Lucas Crivilone, CEO and co-founder of CPLANT, claims that the country’s embassies in both Germany and Switzerland spoke with the narcotics regulators, as well as the customs, to make sure that the shipments were properly facilitated.
Also, despite Germany not allowing industrial hemp that exceeds the THC threshold of 0.2%, the shipment was not seized upon being sent to Switzerland, where the said threshold is a whopping 1%.
It was also confirmed that, on July 22, CPLANT shipped an additional 82kg of hemp flowers with a registered value of $240 per kilogram — or $19,660 in total.
Crivilone claims that CPLANT is looking to sell a monstrous amount of flowers in 2020 — 14 tons to be exact. Small producers from South American will provide 4 tons, whereas 10 tons will come from its own private production. According to Crivilone, CPLANT has the infrastructure to process the necessary materials, dry the products, and eventually pack them, all the while helping small South American producers.

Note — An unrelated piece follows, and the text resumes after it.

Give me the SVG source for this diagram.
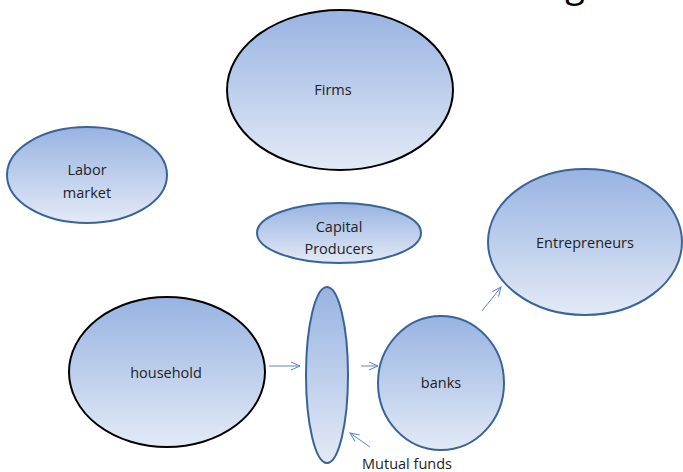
<svg xmlns="http://www.w3.org/2000/svg" width="683" height="472" viewBox="0 0 683 472">
<defs>
<linearGradient id="g" x1="0" y1="0" x2="0" y2="1">
<stop offset="0" stop-color="#98B3E2"/>
<stop offset="1" stop-color="#E3EAF6"/>
</linearGradient>
<marker id="a" markerWidth="12" markerHeight="12" refX="10" refY="5" orient="auto" markerUnits="userSpaceOnUse">
<path d="M1,1 L10,5 L1,9" fill="none" stroke="#5B87C5" stroke-width="1"/>
</marker>
<style>
.n{fill:url(#g);stroke-width:2}
.b{stroke:#3A6496}
.k{stroke:#000}
text{font-family:"Open Sans","Liberation Sans",sans-serif;font-size:14.5px;fill:#222;text-anchor:middle}
.c line{stroke:#5B87C5;stroke-width:1;marker-end:url(#a)}
</style>
</defs>
<rect width="683" height="472" fill="#fff"/>
<text x="575" y="-3" style="font-size:36px;fill:#000">g</text>
<g id="firms"><ellipse class="n k" cx="340" cy="90" rx="113" ry="80"/><text x="333" y="95">Firms</text></g>
<g id="labor"><ellipse class="n b" cx="87" cy="175" rx="80" ry="48"/><text x="87" y="175">Labor</text><text x="87" y="198">market</text></g>
<g id="capital"><ellipse class="n b" cx="339" cy="233" rx="82" ry="30"/><text x="339" y="232">Capital</text><text x="339" y="254">Producers</text></g>
<g id="entrepreneurs"><ellipse class="n b" cx="585" cy="242" rx="97" ry="73"/><text x="585" y="248">Entrepreneurs</text></g>
<g id="household"><ellipse class="n k" cx="167" cy="372" rx="98" ry="75"/><text x="166" y="378">household</text></g>
<g id="mutual"><ellipse class="n b" cx="327" cy="375" rx="21" ry="88"/><text x="407" y="469">Mutual funds</text></g>
<g id="banks"><ellipse class="n b" cx="441" cy="383" rx="63" ry="67"/><text x="441" y="388">banks</text></g>
<g class="c" id="connectors">
<line x1="269" y1="366" x2="300" y2="366"/>
<line x1="361" y1="366" x2="378" y2="366"/>
<line x1="370" y1="447" x2="350" y2="433"/>
<line x1="482" y1="311" x2="501" y2="287"/>
</g>
</svg>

Overall, CPLANT is planning to ship about 1–2 tons weekly, according to Crivilone. Nevertheless, Crivilone did not disclose the shipments’ buyers. However, what he did say was that the company has more than 10 buyers who are looking to utilize the flowers for industrial use and smoking.
According to the CEO of CPLANT, their prices are lower than those of both the US and Europe. He also added that they have a massive portfolio all across Europe and that they are expecting to witness an increased demand for their products.
The South American country of Uruguay was one of the first countries to legalize recreational cannabis some five years ago. However, the trading of hemp is still weak.